- [Short problem] Reproduce from the records below, with no pictures, exactly the lines between the one containing "Write a Python" and the one containing "from matplotlib.lines import Line2D", inclusive.

- [Record extracts]
— Begin —

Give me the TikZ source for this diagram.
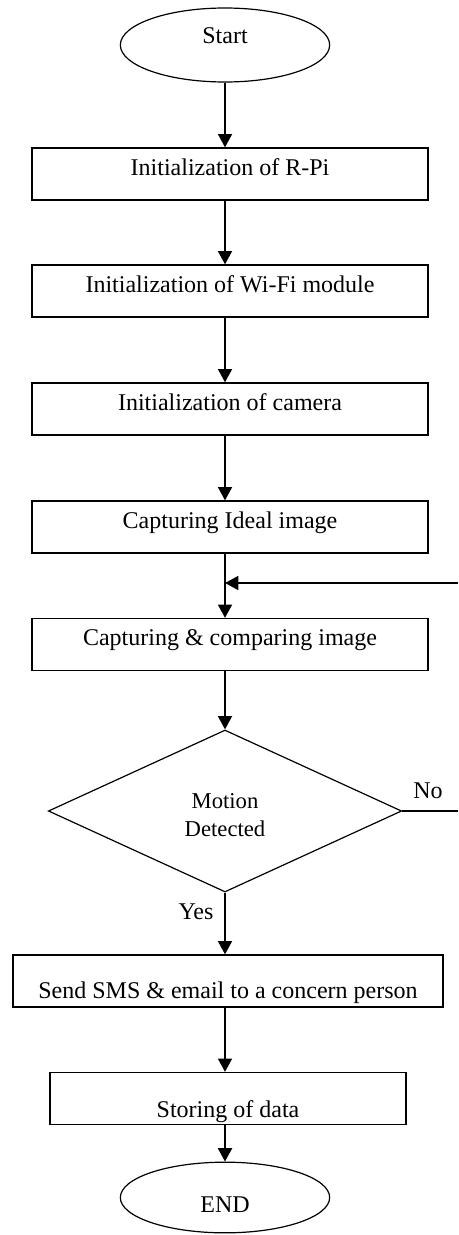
\documentclass[tikz,border=0pt]{standalone}
\usepackage{fontspec}
\setmainfont{Liberation Serif}
\usetikzlibrary{arrows.meta,calc,positioning,shapes.geometric}

\tikzset{
  terminal/.style={draw,ellipse,line width=0.9pt,minimum width=157pt,minimum height=55.5pt,inner sep=0pt,font=\fontsize{18}{21}\selectfont},
  procbox/.style={draw,rectangle,line width=1pt,minimum width=297pt,minimum height=39pt,inner sep=0pt,font=\fontsize{18}{21}\selectfont,text height=13pt,text depth=11pt},
  decision/.style={draw,diamond,line width=0.9pt,minimum width=265pt,minimum height=121.5pt,inner sep=0pt,align=center,font=\fontsize{17}{21}\selectfont},
  flow/.style={line width=1.4pt,-{Triangle[length=10pt,width=10.5pt]}},
  tag/.style={inner sep=0pt,font=\fontsize{18}{21}\selectfont},
}

\begin{document}
\begin{tikzpicture}[x=0.75pt,y=-0.75pt]
\useasboundingbox (0,0) rectangle (458,1235);
% main chain
\node[terminal,text height=10pt,text depth=13pt] (start) at (225,45) {Start};
\node[procbox] (rpi) at (230,174) {Initialization of R-Pi};
\node[procbox] (wifi) at (230,291) {Initialization of Wi-Fi module};
\node[procbox] (cam) at (230,409) {Initialization of camera};
\node[procbox] (ideal) at (230,527) {Capturing Ideal image};
\node[procbox] (comp) at (230,644.5) {Capturing \& comparing image};
\node[decision,text height=37.5pt,text depth=0pt] (dec) at (225,811) {Motion\\Detected};
\node[procbox,minimum width=322.5pt,text height=25.5pt,text depth=0pt] (sms) at (228,981) {Send SMS \& email to a concern person};
\node[procbox,minimum width=267pt,text height=27.75pt,text depth=0pt] (store) at (228,1098.5) {Storing of data};
\node[terminal,minimum height=53pt,text height=23pt,text depth=0pt] (end) at (225,1197.5) {END};
\foreach \a/\b in {start/rpi,rpi/wifi,wifi/cam,cam/ideal,ideal/comp,comp/dec,dec/sms,sms/store,store/end}
  \draw[flow] (\a.south -| start) -- (\b.north -| start);
% loop back
\coordinate (noout) at (458,811);
\coordinate (loopin) at (458,583);
\draw[line width=1pt] (dec.east) -- (noout);
\draw[flow,line width=1.2pt] (loopin) -- (loopin -| start);
\node[tag] (nolbl) at (428,790.5) {No};
\node[tag] (yeslbl) at (196,912) {Yes};
\end{tikzpicture}
\end{document}
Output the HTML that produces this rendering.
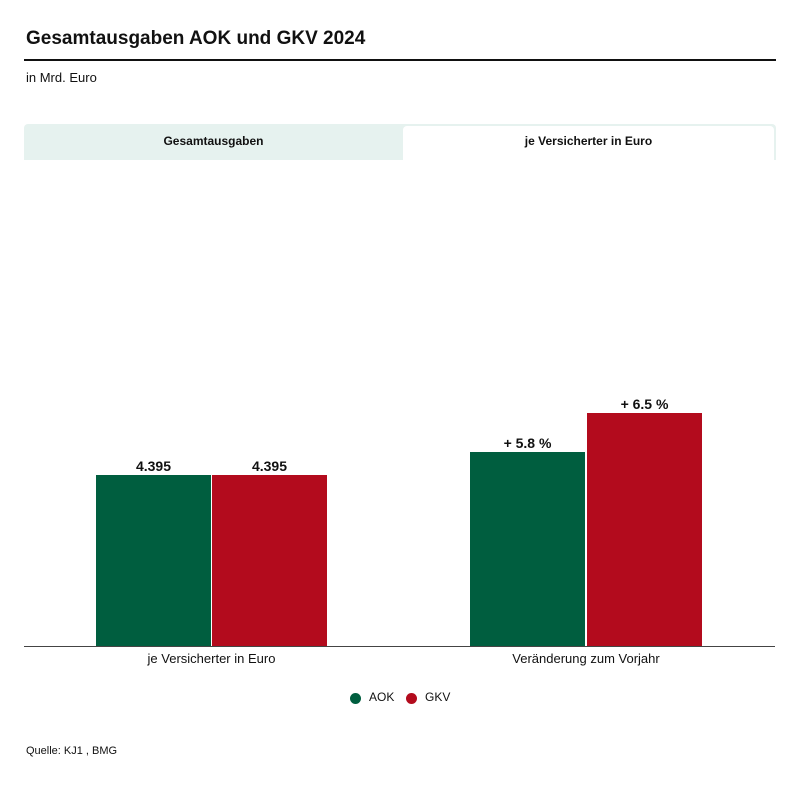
<!DOCTYPE html><html><head><meta charset="utf-8"><style>
body{margin:0;width:800px;height:786px;background:#fff;font-family:"Liberation Sans",sans-serif;color:#111;position:relative;overflow:hidden}
.a{position:absolute}
</style></head><body>
<div class="a" style="left:26px;top:28px;font-size:19px;font-weight:bold">Gesamtausgaben AOK und GKV 2024</div>
<div class="a" style="left:24px;top:59px;width:752px;height:2px;background:#111"></div>
<div class="a" style="left:26px;top:70px;font-size:13px">in Mrd. Euro</div>
<div class="a" style="left:24px;top:124px;width:752px;height:36px;background:#e6f2ef;border-radius:4px 4px 0 0"></div>
<div class="a" style="left:24px;top:124px;width:379px;height:36px;line-height:34px;text-align:center;font-size:12px;font-weight:bold">Gesamtausgaben</div>
<div class="a" style="left:403px;top:126px;width:371px;height:34px;background:#fff;border-radius:4px 4px 0 0;line-height:30px;text-align:center;font-size:12px;font-weight:bold">je Versicherter in Euro</div>
<div class="a" style="left:96px;top:475px;width:115px;height:171px;background:#005e3f"></div>
<div class="a" style="left:212px;top:475px;width:115px;height:171px;background:#b30b1d"></div>
<div class="a" style="left:470px;top:452px;width:115px;height:194px;background:#005e3f"></div>
<div class="a" style="left:587px;top:413px;width:115px;height:233px;background:#b30b1d"></div>
<div class="a" style="left:96px;top:458px;width:115px;text-align:center;font-size:14px;font-weight:bold">4.395</div>
<div class="a" style="left:212px;top:458px;width:115px;text-align:center;font-size:14px;font-weight:bold">4.395</div>
<div class="a" style="left:470px;top:435px;width:115px;text-align:center;font-size:14px;font-weight:bold">+ 5.8 %</div>
<div class="a" style="left:587px;top:396px;width:115px;text-align:center;font-size:14px;font-weight:bold">+ 6.5 %</div>
<div class="a" style="left:24px;top:646px;width:751px;height:1px;background:#444"></div>
<div class="a" style="left:96px;top:651px;width:231px;text-align:center;font-size:13px">je Versicherter in Euro</div>
<div class="a" style="left:470px;top:651px;width:232px;text-align:center;font-size:13px">Veränderung zum Vorjahr</div>
<div class="a" style="left:350px;top:693px;width:11px;height:11px;border-radius:50%;background:#005e3f"></div>
<div class="a" style="left:369px;top:690px;font-size:12px">AOK</div>
<div class="a" style="left:406px;top:693px;width:11px;height:11px;border-radius:50%;background:#b30b1d"></div>
<div class="a" style="left:425px;top:690px;font-size:12px">GKV</div>
<div class="a" style="left:26px;top:745px;font-size:11px">Quelle: KJ1 , BMG</div>
</body></html>
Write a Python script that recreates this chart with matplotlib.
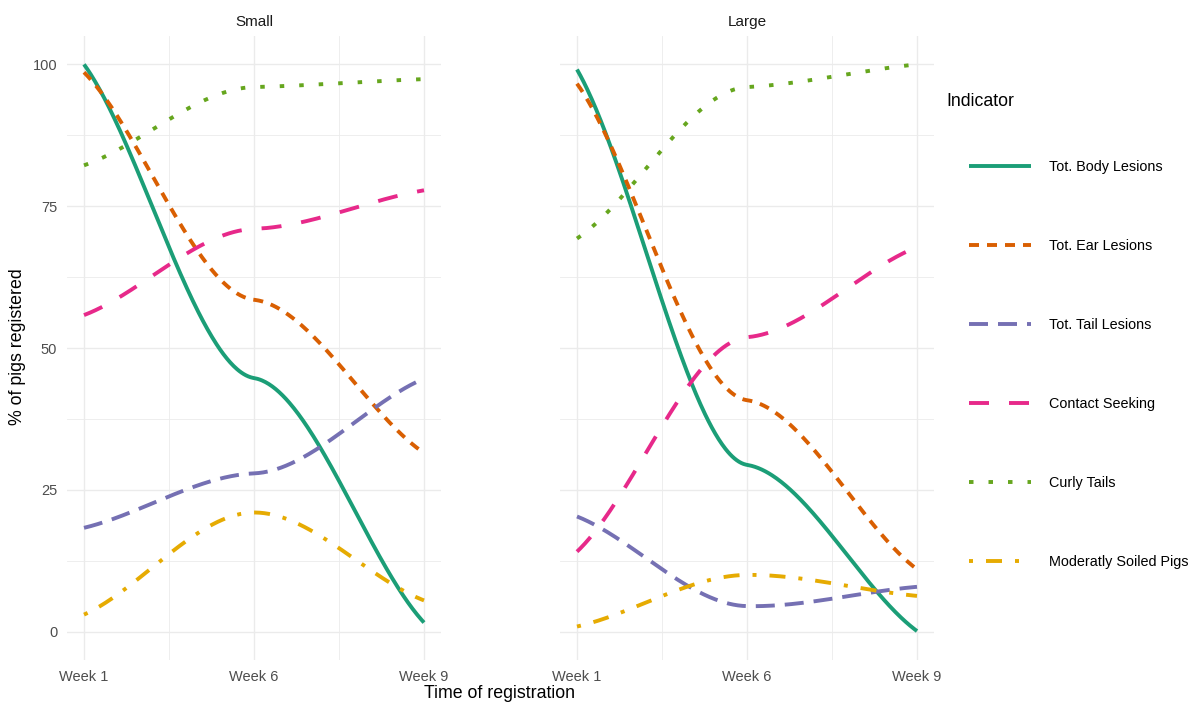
import numpy as np
import matplotlib
matplotlib.use("Agg")
import matplotlib.pyplot as plt
from matplotlib.lines import Line2D

# ----------------------------
# DATA
# ----------------------------
weeks = ["Week 1", "Week 6", "Week 9"]
panels = ["Small", "Large"]
indicators = ["Tot. Body Lesions", "Tot. Ear Lesions", "Tot. Tail Lesions",
              "Contact Seeking", "Curly Tails", "Moderatly Soiled Pigs"]

body_small = [100.0, 44.7, 1.6]
ear_small = [98.6, 58.5, 31.5]
tail_small = [18.3, 27.9, 44.6]
contact_small = [55.8, 71.0, 77.8]
curly_small = [82.2, 96.0, 97.4]
soiled_small = [3.0, 21.0, 5.5]

body_large = [99.1, 29.4, 0.1]
ear_large = [96.6, 40.8, 11.0]
tail_large = [20.3, 4.5, 7.9]
contact_large = [14.1, 51.9, 67.8]
curly_large = [69.3, 96.0, 100.0]
soiled_large = [0.9, 10.0, 6.3]

small_series = [body_small, ear_small, tail_small, contact_small, curly_small, soiled_small]
large_series = [body_large, ear_large, tail_large, contact_large, curly_large, soiled_large]

colors = ["#1B9E77", "#D95F02", "#7570B3", "#E7298A", "#66A61E", "#E6AB02"]
PX = 0.72  # points per pixel at 100 dpi
dashes = [None, (10, 8), (19, 10), (20, 20), (4.5, 15), (4, 13, 16, 13)]

END_TANGENT = 0.75   # share of the chord slope kept at the first/last week
MID_TANGENT = 0.1    # flattening at the middle week
LW = 2.8

plt.rcParams["font.family"] = ["Liberation Sans", "DejaVu Sans"]
plt.rcParams["lines.scale_dashes"] = False


# ----------------------------
# smoothing between the registrations (cubic Hermite, flat-ish knots)
# ----------------------------
def smooth_curve(xs, ys, n=150):
    xs = np.asarray(xs, float)
    ys = np.asarray(ys, float)
    m = np.zeros_like(ys)
    m[0] = END_TANGENT * (ys[1] - ys[0]) / (xs[1] - xs[0])
    m[-1] = END_TANGENT * (ys[-1] - ys[-2]) / (xs[-1] - xs[-2])
    for i in range(1, len(ys) - 1):
        m[i] = MID_TANGENT * (ys[i + 1] - ys[i - 1]) / (xs[i + 1] - xs[i - 1])
    ox, oy = [], []
    for i in range(len(ys) - 1):
        h = xs[i + 1] - xs[i]
        t = np.linspace(0, 1, n, endpoint=(i == len(ys) - 2))
        h00 = 2 * t ** 3 - 3 * t ** 2 + 1
        h10 = t ** 3 - 2 * t ** 2 + t
        h01 = -2 * t ** 3 + 3 * t ** 2
        h11 = t ** 3 - t ** 2
        oy.append(h00 * ys[i] + h10 * h * m[i] + h01 * ys[i + 1] + h11 * h * m[i + 1])
        ox.append(xs[i] + t * h)
    return np.concatenate(ox), np.concatenate(oy)


def style_line(line, d):
    line.set_solid_capstyle("butt")
    line.set_dash_capstyle("butt")
    if d is not None:
        line.set_dashes([v * PX for v in d])


# ----------------------------
# FIGURE
# ----------------------------
W, H = 1200, 707
fig = plt.figure(figsize=(W / 100, H / 100), dpi=100)
x_pos = np.arange(1, len(weeks) + 1)

panel_left = [67, 560]
for pi, (name, series) in enumerate(zip(panels, [small_series, large_series])):
    ax = fig.add_axes([panel_left[pi] / W, 47 / H, 374 / W, 624 / H])
    for vals, col, d in zip(series, colors, dashes):
        sx, sy = smooth_curve(x_pos, vals)
        ln, = ax.plot(sx, sy, color=col, lw=LW)
        style_line(ln, d)

    ax.set_xlim(0.9, 3.1)
    ax.set_ylim(-5, 105)
    ax.set_xticks(x_pos)
    ax.set_xticklabels(weeks)
    ax.set_xticks([1.5, 2.5], minor=True)
    ax.set_yticks([0, 25, 50, 75, 100])
    ax.set_yticks([12.5, 37.5, 62.5, 87.5], minor=True)
    ax.grid(which="major", color="#EBEBEB", lw=1.0)
    ax.grid(which="minor", color="#EBEBEB", lw=0.6)
    ax.set_axisbelow(True)
    for sp_ in ax.spines.values():
        sp_.set_visible(False)
    ax.tick_params(which="both", length=0, labelsize=10.5, labelcolor="#4D4D4D")
    ax.tick_params(axis="x", pad=7)
    ax.tick_params(axis="y", pad=7)
    if pi == 1:
        ax.set_yticklabels([])
    ax.set_title(name, fontsize=11, color="#1A1A1A", pad=7.5)

fig.text(500 / W, 1 - 694 / H, "Time of registration", ha="center", va="center", fontsize=12.8)
fig.text(18 / W, 1 - 347 / H, "% of pigs registered", ha="center", va="center",
         rotation=90, fontsize=12.8)

# legend
handles = []
for col, d in zip(colors, dashes):
    h = Line2D([], [], color=col, lw=LW)
    style_line(h, d)
    handles.append(h)
fig.text(946 / W, 1 - 101 / H, "Indicator", ha="left", va="center", fontsize=12.7)
fig.legend(handles, indicators, loc="upper left", bbox_to_anchor=(969 / W, 1 - 160 / H),
           frameon=False, fontsize=10.4, handlelength=4.3, handletextpad=1.25,
           labelspacing=4.5, borderpad=0, borderaxespad=0)

fig.savefig("out.png", dpi=100)
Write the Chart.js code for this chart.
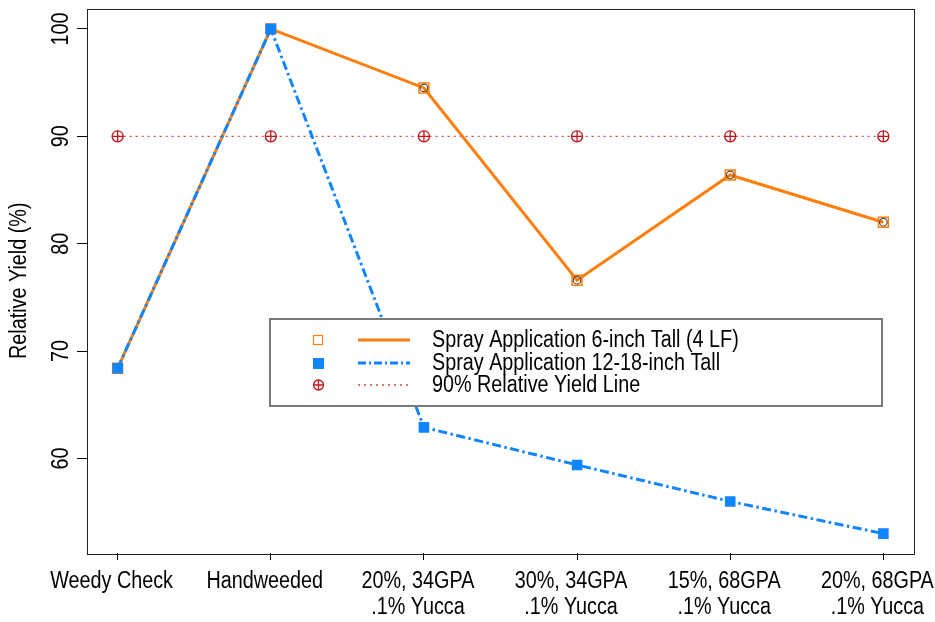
<!DOCTYPE html>
<html><head><meta charset="utf-8">
<script src="https://cdn.jsdelivr.net/npm/chart.js@4.4.0/dist/chart.umd.min.js"></script>
<style>html,body{margin:0;padding:0;background:#fff}#wrap{width:935px;height:622px}</style>
</head><body><div id="wrap"><canvas id="c" width="935" height="622"></canvas></div>
<script>
const categories = [["Weedy Check"], ["Handweeded"], ["20%, 34GPA", ".1% Yucca"], ["30%, 34GPA", ".1% Yucca"], ["15%, 68GPA", ".1% Yucca"], ["20%, 68GPA", ".1% Yucca"]];
const sixInch = [68.4, 100, 94.5, 76.6, 86.4, 82.0];
const twelveInch = [68.4, 100, 62.9, 59.4, 56.0, 53.0];
const refLine = [90, 90, 90, 90, 90, 90];
const yTicks = [60, 70, 80, 90, 100];
const seriesNames = ["Spray Application 6-inch Tall (4 LF)", "Spray Application 12-18-inch Tall", "90% Relative Yield Line"];
const yTitle = "Relative Yield (%)";

const ORANGE = '#ff7f0e', BLUE = '#0f85ff', RED = '#c0141c';
const FONT = '"Liberation Sans", Arial, Helvetica, sans-serif';
const FS = 23;      // font size
const SX = 0.86;    // horizontal condensing (reference text is narrow Helvetica)
const pts = arr => arr.map((v, i) => ({x: i, y: v}));

function condensedText(ctx, text, x, y, rot, align) {
  ctx.save();
  ctx.translate(x, y);
  if (rot) ctx.rotate(rot);
  ctx.scale(SX, 1);
  ctx.textAlign = align; ctx.textBaseline = 'middle';
  ctx.fillText(text, 0, 0);
  ctx.restore();
}

const textPlugin = {
  id: 'texts',
  afterDraw(chart) {
    const {ctx, chartArea: a, scales: {x: xs, y: ys}} = chart;
    ctx.save();
    ctx.strokeStyle = '#222'; ctx.lineWidth = 1;
    ctx.strokeRect(Math.round(a.left) + 0.5, Math.round(a.top) + 0.5, Math.round(a.right - a.left), Math.round(a.bottom - a.top));
    ctx.font = FS + 'px ' + FONT; ctx.fillStyle = '#000';
    categories.forEach((lines, i) => {
      const px = xs.getPixelForValue(i) - 6;
      lines.forEach((t, k) => condensedText(ctx, t, px, a.bottom + 29 + k * 26, 0, 'center'));
    });
    yTicks.forEach(v => condensedText(ctx, String(v), a.left - 25, ys.getPixelForValue(v), -Math.PI / 2, 'center'));
    condensedText(ctx, yTitle, 20, (a.top + a.bottom) / 2, -Math.PI / 2, 'center');
    // legend
    const lx = 270, ly = 319, lw = 612, lh = 87;
    ctx.fillStyle = '#fff';
    ctx.fillRect(lx, ly, lw, lh);
    ctx.strokeStyle = '#7a7a7a'; ctx.lineWidth = 2;
    ctx.strokeRect(lx, ly, lw, lh);
    const rows = [340, 363, 385];
    rows.forEach((ry, i) => {
      ctx.save();
      if (i === 0) { ctx.strokeStyle = ORANGE; ctx.lineWidth = 1.2; ctx.strokeRect(313.5, ry - 4.5, 9, 9); }
      if (i === 1) { ctx.fillStyle = BLUE; ctx.fillRect(313, ry - 5, 11, 11); }
      if (i === 2) {
        ctx.strokeStyle = RED; ctx.lineWidth = 1.3;
        ctx.beginPath(); ctx.arc(318.5, ry, 5, 0, Math.PI * 2); ctx.stroke();
        ctx.beginPath(); ctx.moveTo(313.5, ry); ctx.lineTo(323.5, ry); ctx.moveTo(318.5, ry - 5); ctx.lineTo(318.5, ry + 5); ctx.stroke();
      }
      ctx.beginPath();
      if (i === 0) { ctx.strokeStyle = ORANGE; ctx.lineWidth = 3; ctx.setLineDash([]); }
      if (i === 1) { ctx.strokeStyle = BLUE; ctx.lineWidth = 3; ctx.setLineDash([8, 3, 2, 3]); }
      if (i === 2) { ctx.strokeStyle = '#cc4b4b'; ctx.lineWidth = 1.3; ctx.setLineDash([2, 4]); }
      ctx.moveTo(358, ry); ctx.lineTo(410, ry); ctx.stroke();
      ctx.restore();
      ctx.fillStyle = '#000';
      condensedText(ctx, seriesNames[i], 432, ry + 1, 0, 'left');
    });
    ctx.restore();
  }
};

new Chart(document.getElementById('c'), {
  type: 'line',
  data: {
    datasets: [
      {label: seriesNames[1], data: pts(twelveInch), order: 0, borderColor: BLUE, borderWidth: 3,
       borderDash: [9, 3.5, 2.5, 3.5], pointStyle: 'rect', pointRadius: 7.5, pointBackgroundColor: BLUE, pointBorderColor: BLUE, pointBorderWidth: 0},
      {label: 'inner', data: pts(sixInch), order: 1, showLine: false, pointStyle: 'circle', pointRadius: 3.8,
       pointBackgroundColor: 'rgba(0,0,0,0)', pointBorderColor: '#5a4a3a', pointBorderWidth: 1.2},
      {label: seriesNames[0], data: pts(sixInch), order: 2, borderColor: ORANGE, borderWidth: 3,
       pointStyle: 'rect', pointRadius: 7, pointBackgroundColor: 'rgba(0,0,0,0)', pointBorderColor: ORANGE, pointBorderWidth: 1.5},
      {label: 'refcross', data: pts(refLine), order: 3, showLine: false, pointStyle: 'cross', pointRadius: 5.5,
       pointBorderColor: RED, pointBorderWidth: 1.3},
      {label: seriesNames[2], data: pts(refLine), order: 4, borderColor: '#cc4b4b', borderWidth: 1.3, borderDash: [2, 4],
       pointStyle: 'circle', pointRadius: 5.5, pointBackgroundColor: 'rgba(0,0,0,0)', pointBorderColor: RED, pointBorderWidth: 1.3}
    ]
  },
  options: {
    responsive: false, animation: false, devicePixelRatio: 1,
    layout: {padding: {top: 8, right: 21, left: 0, bottom: 0}},
    plugins: {legend: {display: false}, tooltip: {enabled: false}},
    elements: {line: {tension: 0}},
    scales: {
      x: {
        type: 'linear', min: -0.2, max: 5.2,
        afterBuildTicks: s => { s.ticks = categories.map((_, i) => ({value: i})); },
        afterFit: s => { s.height = 69; s.paddingLeft = 0; s.paddingRight = 0; },
        ticks: {display: false},
        grid: {drawOnChartArea: false, drawTicks: true, tickLength: 7, color: '#000', tickWidth: 1},
        border: {display: false}
      },
      y: {
        type: 'linear', min: 51.2, max: 101.9,
        afterBuildTicks: s => { s.ticks = yTicks.map(v => ({value: v})); },
        afterFit: s => { s.width = 87; s.paddingTop = 0; s.paddingBottom = 0; },
        ticks: {display: false},
        grid: {drawOnChartArea: false, drawTicks: true, tickLength: 10, color: '#000', tickWidth: 1},
        border: {display: false}
      }
    }
  },
  plugins: [textPlugin]
});
</script></body></html>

— End —

- [Right answer]
Write a Python script that recreates this chart with matplotlib.
import numpy as np
import matplotlib
matplotlib.use("Agg")
import matplotlib.pyplot as plt
from matplotlib.lines import Line2D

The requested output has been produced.